Carlo Petrini: «La difesa del suolo è una questione politica»
Proposte di legge per frenare il consumo del suolo si susseguono dal 2011, ma puntualmente si arenano in uno dei due rami del Parlamento. Nel mentre, il tempo passa e a cadenza fissa assistiamo a nubifragi e disastri di cui il terreno depauperato è complice e che mettono in serio pericolo non solo la vita dei nostri concittadini, ma anche la salute e il futuro dei nostri figli. Il consumo di suolo – a beneficio in primo luogo di un’edilizia scellerata e non sempre necessaria – causa infatti il fenomeno dell’impermeabilizzazione del terreno che non riesce più ad assorbire l’acqua; le piogge perciò non riescono a penetrare nel suolo e da un lato allagano le città (in sette anni si è stimata una perdita di infiltrazione pari a circa 300 milioni di metri cubi di pioggia), dall’altro non vanno ad alimentare le falde, con il rischio di avere sempre meno acqua a disposizione, aumentano il dissesto idrogeologico e la pericolosità dei nostri territori.
L’ennesima prova che tutte le crisi che stiamo vivendo sono interconnesse, e che l’emergenza climatica è ancora più urgente poiché rende l’Italia sempre più vulnerabile ad eventi estremi che la terra, indebolita dal nostro operato dettato spesso da logiche speculative ed egoistiche, non è più capace di contenere.
L’Ispra ci dice che la Sicilia (abbiamo ancora nitide le immagini di qualche giorno fa di una Palermo allagata) è la regione che detiene la crescita in percentuale più alta di spreco di suolo nelle aree a pericolosità idraulica media, presentando lo stesso numero di edifici abitativi della Lombardia ospitando però la metà della sua popolazione (5 milioni contro 10). Tuttavia, più che un caso specifico, si può dire sia purtroppo un copione diffuso in tutta la penisola.
Questa continua rincorsa al consumo di suolo è infatti figlia di una mancata razionalizzazione ormai sistematica, dimostrata dal fatto che in Italia cresce più il cemento che la popolazione: dal rapporto emerge che nel 2019 sono nati 420 mila bambini e che quindi, considerando l’avanzamento di quasi 60km quadrati annuali – “è come se ogni neonato avesse portato nella sua culla ben 135 mq di cemento”, recita il rapporto.

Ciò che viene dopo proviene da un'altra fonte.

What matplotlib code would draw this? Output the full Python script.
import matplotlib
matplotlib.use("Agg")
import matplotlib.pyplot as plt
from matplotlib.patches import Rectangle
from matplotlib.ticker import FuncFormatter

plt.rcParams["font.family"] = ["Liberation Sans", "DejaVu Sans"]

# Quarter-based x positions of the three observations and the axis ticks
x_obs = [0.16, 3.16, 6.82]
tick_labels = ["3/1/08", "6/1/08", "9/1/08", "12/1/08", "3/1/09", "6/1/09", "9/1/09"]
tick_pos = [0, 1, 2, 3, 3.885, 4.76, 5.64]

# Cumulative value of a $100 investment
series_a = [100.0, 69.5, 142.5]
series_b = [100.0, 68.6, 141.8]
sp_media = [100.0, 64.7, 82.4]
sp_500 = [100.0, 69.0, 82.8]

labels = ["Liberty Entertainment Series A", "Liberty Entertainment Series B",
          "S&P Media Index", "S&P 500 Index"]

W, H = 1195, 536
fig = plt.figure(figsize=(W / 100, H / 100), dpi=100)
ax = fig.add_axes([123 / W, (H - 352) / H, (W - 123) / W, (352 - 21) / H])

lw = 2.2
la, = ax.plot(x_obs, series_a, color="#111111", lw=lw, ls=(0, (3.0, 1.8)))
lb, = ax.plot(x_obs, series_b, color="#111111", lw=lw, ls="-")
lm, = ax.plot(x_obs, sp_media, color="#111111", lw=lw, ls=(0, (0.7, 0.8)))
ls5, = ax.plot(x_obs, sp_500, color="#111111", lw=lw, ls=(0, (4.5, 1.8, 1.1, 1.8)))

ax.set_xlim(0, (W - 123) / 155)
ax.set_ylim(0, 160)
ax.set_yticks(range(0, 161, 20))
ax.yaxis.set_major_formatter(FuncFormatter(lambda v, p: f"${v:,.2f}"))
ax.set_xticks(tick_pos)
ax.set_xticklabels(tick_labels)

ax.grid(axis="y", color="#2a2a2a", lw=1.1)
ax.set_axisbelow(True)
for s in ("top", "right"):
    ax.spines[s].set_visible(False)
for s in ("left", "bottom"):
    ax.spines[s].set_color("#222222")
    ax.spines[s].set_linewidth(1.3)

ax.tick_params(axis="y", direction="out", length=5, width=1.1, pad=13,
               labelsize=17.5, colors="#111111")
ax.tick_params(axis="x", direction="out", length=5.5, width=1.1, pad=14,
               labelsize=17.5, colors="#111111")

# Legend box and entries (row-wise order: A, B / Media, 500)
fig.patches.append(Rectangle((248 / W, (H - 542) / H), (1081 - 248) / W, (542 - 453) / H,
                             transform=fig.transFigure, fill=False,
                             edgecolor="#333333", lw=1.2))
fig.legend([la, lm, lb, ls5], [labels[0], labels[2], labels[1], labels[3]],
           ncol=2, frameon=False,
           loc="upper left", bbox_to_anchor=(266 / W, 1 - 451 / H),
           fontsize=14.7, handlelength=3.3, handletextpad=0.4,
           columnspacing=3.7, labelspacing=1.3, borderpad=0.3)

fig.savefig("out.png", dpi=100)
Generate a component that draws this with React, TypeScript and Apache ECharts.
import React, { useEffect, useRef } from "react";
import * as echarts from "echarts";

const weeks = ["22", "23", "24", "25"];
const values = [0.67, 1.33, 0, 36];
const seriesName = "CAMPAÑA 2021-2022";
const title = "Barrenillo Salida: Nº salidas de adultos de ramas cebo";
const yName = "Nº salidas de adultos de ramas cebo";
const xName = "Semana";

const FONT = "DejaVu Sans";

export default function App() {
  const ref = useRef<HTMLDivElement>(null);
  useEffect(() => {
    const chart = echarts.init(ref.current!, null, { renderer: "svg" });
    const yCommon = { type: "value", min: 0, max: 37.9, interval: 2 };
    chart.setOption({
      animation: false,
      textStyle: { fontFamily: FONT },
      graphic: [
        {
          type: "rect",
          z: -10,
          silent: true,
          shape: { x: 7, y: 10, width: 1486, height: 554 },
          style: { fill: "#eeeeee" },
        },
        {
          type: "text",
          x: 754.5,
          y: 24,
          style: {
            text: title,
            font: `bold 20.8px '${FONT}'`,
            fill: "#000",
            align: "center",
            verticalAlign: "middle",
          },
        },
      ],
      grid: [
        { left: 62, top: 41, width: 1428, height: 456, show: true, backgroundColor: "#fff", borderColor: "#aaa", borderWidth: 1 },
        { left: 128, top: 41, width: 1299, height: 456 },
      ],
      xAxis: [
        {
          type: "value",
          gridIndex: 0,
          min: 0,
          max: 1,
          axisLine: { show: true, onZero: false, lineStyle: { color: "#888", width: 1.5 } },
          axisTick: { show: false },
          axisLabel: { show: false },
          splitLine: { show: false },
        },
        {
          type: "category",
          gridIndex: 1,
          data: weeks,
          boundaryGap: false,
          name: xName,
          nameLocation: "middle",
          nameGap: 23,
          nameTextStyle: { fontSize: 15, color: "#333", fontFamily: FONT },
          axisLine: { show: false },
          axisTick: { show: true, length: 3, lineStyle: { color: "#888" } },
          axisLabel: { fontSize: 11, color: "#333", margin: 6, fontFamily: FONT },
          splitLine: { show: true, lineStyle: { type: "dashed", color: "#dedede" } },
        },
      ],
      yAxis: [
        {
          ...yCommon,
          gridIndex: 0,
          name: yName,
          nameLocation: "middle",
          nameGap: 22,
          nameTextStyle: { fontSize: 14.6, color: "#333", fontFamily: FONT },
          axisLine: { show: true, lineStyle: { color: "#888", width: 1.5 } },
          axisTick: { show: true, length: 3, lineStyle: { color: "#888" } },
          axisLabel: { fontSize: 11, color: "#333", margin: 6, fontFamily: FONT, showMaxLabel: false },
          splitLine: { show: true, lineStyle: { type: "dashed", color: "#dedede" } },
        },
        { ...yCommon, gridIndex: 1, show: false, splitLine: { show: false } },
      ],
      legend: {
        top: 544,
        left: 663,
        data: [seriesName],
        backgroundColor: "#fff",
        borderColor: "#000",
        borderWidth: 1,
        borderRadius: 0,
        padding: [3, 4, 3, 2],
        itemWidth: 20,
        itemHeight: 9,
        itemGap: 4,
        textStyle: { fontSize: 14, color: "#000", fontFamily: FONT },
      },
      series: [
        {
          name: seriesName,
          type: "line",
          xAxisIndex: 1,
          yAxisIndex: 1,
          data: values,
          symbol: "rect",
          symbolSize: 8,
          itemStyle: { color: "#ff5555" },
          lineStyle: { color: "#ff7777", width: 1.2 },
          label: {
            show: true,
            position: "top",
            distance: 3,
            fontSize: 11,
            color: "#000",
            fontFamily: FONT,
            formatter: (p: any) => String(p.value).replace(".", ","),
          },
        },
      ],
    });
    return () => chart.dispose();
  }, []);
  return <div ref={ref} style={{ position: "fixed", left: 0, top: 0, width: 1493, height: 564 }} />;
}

Dati che dimostrano che non è ancora chiaro che la difesa del suolo, della sua fertilità e della sua stessa esistenza – intesa come radici delle nostre comunità – è una questione politica dirimente, proprio per la sua trasversalità e impatto su altri settori. Stando a dati raccolti in sette anni, infatti, sempre a causa del consumo del suolo si è persa per esempio la capacità di produrre 3,7 milioni di quintali di prodotti agricoli e 25.000 quintali di prodotti legnosi, per non parlare dell’occasione persa di stoccare 2 milioni di tonnellate di carbonio. Il danno economico potenziale relativo alla perdita dei servizi ecosistemici è invece pari a circa 3 miliardi di euro all’anno.

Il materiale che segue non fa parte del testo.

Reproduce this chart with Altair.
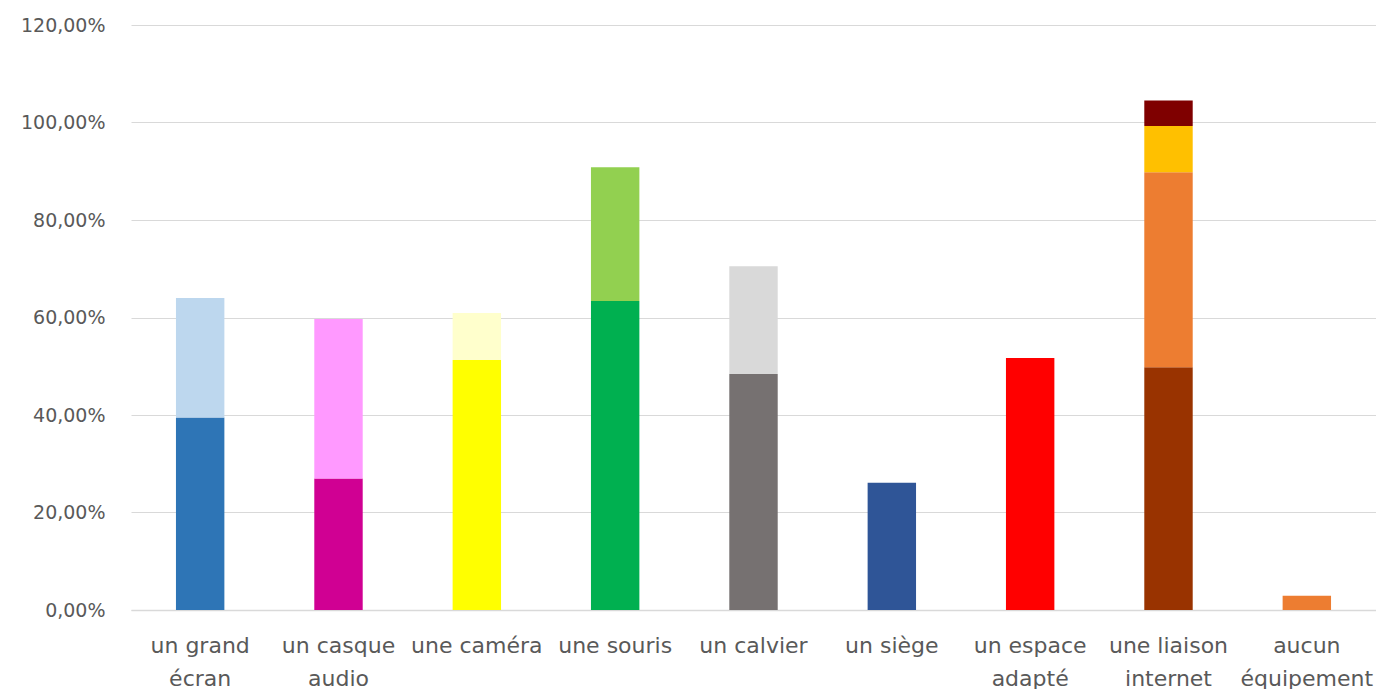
import altair as alt
import pandas as pd

categories = ["un grand\nécran", "un casque\naudio", "une caméra", "une souris",
              "un calvier", "un siège", "un espace\nadapté", "une liaison\ninternet",
              "aucun\néquipement"]

# stacked segment values (%), bottom to top
seg1 = [39.5, 27.0, 51.3, 63.4, 48.4, 26.1, 51.7, 49.8, 2.9]
seg2 = [24.5, 32.7, 9.6, 27.4, 22.1, 0.0, 0.0, 40.0, 0.0]
seg3 = [0.0, 0.0, 0.0, 0.0, 0.0, 0.0, 0.0, 9.5, 0.0]
seg4 = [0.0, 0.0, 0.0, 0.0, 0.0, 0.0, 0.0, 5.2, 0.0]

col1 = ["#2E75B6", "#D00093", "#FFFF00", "#00B050", "#767171", "#2F5597", "#FF0000", "#993300", "#ED7D31"]
col2 = ["#BDD7EE", "#FF99FF", "#FFFFCC", "#92D050", "#D9D9D9", "#FFFFFF", "#FFFFFF", "#ED7D31", "#FFFFFF"]
col3 = ["#FFFFFF"] * 7 + ["#FFC000", "#FFFFFF"]
col4 = ["#FFFFFF"] * 7 + ["#7F0000", "#FFFFFF"]

rows = []
for level, (vals, cols) in enumerate([(seg1, col1), (seg2, col2), (seg3, col3), (seg4, col4)]):
    for cat, v, c in zip(categories, vals, cols):
        if v > 0:
            rows.append({"cat": cat, "value": v / 100.0, "color": c, "level": level})
df = pd.DataFrame(rows)

font = "DejaVu Sans"

chart = alt.Chart(df).mark_bar().encode(
    x=alt.X("cat:N", sort=categories, title=None,
            scale=alt.Scale(paddingInner=0.65, paddingOuter=0.325),
            axis=alt.Axis(labelAngle=0, ticks=False, domainColor="#D9D9D9", domainWidth=1.5,
                          labelExpr="split(datum.value, '\\n')", labelFontSize=22,
                          labelLineHeight=33, labelPadding=25, labelColor="#595959",
                          labelFont=font, labelBaseline="top")),
    y=alt.Y("value:Q", stack="zero", title=None,
            scale=alt.Scale(domain=[0, 1.2], nice=False),
            axis=alt.Axis(values=[0, 0.2, 0.4, 0.6, 0.8, 1.0, 1.2], ticks=False, domain=False,
                          labelExpr="replace(format(datum.value, '.2%'), '.', ',')",
                          labelFontSize=19, labelColor="#595959", labelFont=font,
                          labelPadding=26, gridColor="#D9D9D9", gridWidth=1.2)),
    color=alt.Color("color:N", scale=None),
    order=alt.Order("level:Q"),
).properties(
    width=1245, height=585,
    padding={"left": 12, "top": 8, "right": 0, "bottom": 0},
).configure(background="white").configure_view(stroke=None)

chart.save("out.html", embed_options={"renderer": "svg", "actions": False})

In Europa, per fortuna, qualcosa inizia a muoversi: oltre all’opportunità di transizione ecologica che offre il Green Deal, l’anno scorso il Commissario Europeo per la Ricerca, l’Innovazione e la Scienza ha istituito una Mission Board sulla Salute del Suolo. Questo comitato affianca la Commissione nell’individuazione di soluzioni concrete a favore delle aree marginali e delle produzioni di piccola scala custodi della sicurezza alimentare e della qualità del suolo.

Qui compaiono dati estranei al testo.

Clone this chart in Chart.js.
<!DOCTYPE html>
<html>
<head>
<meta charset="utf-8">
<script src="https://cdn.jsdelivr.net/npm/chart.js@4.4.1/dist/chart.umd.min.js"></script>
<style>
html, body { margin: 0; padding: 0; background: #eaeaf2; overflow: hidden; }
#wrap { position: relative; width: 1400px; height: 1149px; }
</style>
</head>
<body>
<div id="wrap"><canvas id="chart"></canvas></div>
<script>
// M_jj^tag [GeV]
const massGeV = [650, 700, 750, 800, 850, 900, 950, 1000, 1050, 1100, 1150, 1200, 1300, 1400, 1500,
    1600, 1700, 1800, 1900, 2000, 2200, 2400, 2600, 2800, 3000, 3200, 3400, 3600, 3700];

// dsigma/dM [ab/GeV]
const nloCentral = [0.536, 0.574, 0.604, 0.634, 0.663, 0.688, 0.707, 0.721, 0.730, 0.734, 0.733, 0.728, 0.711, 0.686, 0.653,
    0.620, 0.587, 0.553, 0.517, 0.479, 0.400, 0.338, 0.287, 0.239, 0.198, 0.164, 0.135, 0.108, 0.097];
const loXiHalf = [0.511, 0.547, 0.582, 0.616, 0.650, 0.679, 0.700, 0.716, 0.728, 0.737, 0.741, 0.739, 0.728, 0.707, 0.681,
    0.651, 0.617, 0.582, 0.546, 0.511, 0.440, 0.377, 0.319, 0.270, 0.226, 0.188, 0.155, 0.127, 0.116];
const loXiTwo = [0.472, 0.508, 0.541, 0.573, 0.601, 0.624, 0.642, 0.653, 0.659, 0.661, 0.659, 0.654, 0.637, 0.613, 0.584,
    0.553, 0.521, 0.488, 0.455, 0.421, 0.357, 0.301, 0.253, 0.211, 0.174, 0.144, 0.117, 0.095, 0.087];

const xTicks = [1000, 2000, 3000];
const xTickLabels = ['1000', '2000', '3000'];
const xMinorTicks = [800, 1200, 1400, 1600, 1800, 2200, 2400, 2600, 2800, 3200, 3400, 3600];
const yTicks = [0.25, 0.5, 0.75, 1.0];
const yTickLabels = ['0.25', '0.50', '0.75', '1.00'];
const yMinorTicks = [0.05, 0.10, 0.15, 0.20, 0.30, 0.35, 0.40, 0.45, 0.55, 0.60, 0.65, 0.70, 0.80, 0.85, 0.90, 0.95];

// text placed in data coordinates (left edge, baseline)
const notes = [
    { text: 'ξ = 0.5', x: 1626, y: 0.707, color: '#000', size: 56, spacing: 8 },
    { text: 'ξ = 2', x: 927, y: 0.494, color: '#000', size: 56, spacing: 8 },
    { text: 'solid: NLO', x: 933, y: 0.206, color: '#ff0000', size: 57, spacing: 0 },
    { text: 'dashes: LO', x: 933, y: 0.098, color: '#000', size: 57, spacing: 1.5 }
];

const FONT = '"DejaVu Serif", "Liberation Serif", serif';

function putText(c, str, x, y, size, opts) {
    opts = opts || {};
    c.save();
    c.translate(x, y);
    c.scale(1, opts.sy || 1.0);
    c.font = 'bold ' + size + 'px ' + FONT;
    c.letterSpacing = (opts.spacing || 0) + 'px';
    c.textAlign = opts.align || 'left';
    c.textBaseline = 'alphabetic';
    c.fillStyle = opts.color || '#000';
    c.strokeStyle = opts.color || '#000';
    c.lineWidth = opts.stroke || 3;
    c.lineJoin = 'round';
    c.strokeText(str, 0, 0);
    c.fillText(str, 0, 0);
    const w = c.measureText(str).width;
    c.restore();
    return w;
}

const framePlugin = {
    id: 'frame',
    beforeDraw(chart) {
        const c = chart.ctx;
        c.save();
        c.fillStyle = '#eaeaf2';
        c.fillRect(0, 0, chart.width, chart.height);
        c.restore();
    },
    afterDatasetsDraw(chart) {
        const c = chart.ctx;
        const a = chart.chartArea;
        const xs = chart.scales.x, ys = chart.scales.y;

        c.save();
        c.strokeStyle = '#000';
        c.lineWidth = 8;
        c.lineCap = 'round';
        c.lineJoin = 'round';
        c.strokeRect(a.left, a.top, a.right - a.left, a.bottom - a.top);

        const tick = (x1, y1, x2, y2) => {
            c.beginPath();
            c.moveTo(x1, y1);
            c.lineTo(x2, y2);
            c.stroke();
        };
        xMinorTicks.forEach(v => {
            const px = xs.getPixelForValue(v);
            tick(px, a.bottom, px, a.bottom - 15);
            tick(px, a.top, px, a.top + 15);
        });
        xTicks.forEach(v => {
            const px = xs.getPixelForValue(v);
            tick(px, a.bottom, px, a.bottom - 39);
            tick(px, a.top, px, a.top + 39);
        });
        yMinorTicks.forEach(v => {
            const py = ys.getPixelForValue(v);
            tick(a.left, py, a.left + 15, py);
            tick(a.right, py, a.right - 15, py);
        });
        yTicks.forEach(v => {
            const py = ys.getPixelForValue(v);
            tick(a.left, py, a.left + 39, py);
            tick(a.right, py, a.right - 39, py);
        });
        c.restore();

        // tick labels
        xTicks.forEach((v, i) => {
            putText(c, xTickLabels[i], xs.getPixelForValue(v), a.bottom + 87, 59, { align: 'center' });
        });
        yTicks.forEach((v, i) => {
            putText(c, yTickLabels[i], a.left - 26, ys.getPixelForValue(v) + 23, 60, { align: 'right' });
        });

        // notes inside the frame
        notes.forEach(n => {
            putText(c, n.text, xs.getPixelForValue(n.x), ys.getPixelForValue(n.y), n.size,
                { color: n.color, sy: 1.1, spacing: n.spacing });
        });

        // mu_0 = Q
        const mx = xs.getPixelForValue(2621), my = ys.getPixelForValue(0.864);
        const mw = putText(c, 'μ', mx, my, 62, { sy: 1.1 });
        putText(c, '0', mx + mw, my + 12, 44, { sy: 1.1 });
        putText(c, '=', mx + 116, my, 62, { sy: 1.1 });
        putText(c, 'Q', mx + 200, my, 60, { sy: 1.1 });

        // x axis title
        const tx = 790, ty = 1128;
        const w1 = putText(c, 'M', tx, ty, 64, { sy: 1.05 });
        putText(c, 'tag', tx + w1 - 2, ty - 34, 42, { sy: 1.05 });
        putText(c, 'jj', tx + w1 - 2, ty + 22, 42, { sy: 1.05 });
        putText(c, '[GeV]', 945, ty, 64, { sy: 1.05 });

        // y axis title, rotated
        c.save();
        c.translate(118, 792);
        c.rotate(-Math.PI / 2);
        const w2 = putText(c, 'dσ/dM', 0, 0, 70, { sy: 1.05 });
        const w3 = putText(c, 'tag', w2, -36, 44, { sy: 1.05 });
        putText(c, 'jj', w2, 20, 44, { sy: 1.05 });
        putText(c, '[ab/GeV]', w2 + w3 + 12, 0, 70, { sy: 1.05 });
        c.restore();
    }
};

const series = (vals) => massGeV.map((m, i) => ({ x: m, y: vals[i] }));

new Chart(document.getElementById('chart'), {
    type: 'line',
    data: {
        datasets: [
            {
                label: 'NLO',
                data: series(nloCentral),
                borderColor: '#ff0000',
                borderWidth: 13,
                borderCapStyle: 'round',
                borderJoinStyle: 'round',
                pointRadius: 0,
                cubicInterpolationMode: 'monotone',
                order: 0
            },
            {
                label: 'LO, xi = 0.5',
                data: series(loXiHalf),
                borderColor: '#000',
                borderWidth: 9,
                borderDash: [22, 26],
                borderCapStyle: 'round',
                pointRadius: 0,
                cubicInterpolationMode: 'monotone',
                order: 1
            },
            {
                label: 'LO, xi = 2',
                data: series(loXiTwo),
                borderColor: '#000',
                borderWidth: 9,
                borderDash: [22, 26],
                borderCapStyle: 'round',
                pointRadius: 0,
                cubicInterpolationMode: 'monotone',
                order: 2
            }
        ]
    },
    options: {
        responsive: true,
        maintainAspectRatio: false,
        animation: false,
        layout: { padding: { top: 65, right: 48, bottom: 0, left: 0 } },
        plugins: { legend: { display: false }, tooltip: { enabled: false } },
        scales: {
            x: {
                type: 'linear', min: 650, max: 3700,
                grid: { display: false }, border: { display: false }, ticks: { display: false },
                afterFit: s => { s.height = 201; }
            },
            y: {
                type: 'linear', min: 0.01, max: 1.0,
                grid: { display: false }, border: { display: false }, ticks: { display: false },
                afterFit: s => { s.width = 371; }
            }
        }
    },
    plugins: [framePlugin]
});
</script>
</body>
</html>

La ripartenza a cui tutti aneliamo si trova infatti nella difesa del suolo inteso come bene comune, nella ricostruzione di sostanza organica, in un nuovo modello di agricoltura e di economia che non si basi più sull’estrazione ma sulla contribuzione.
Spero quindi in un investimento corretto dei fondi che abbiamo a disposizione, affinché siano di supporto a progetti rigenerativi, che razionalizzino l’uso delle risorse naturali e che siano a favore di una maggiore giustizia climatica e sociale. La terra non perdona.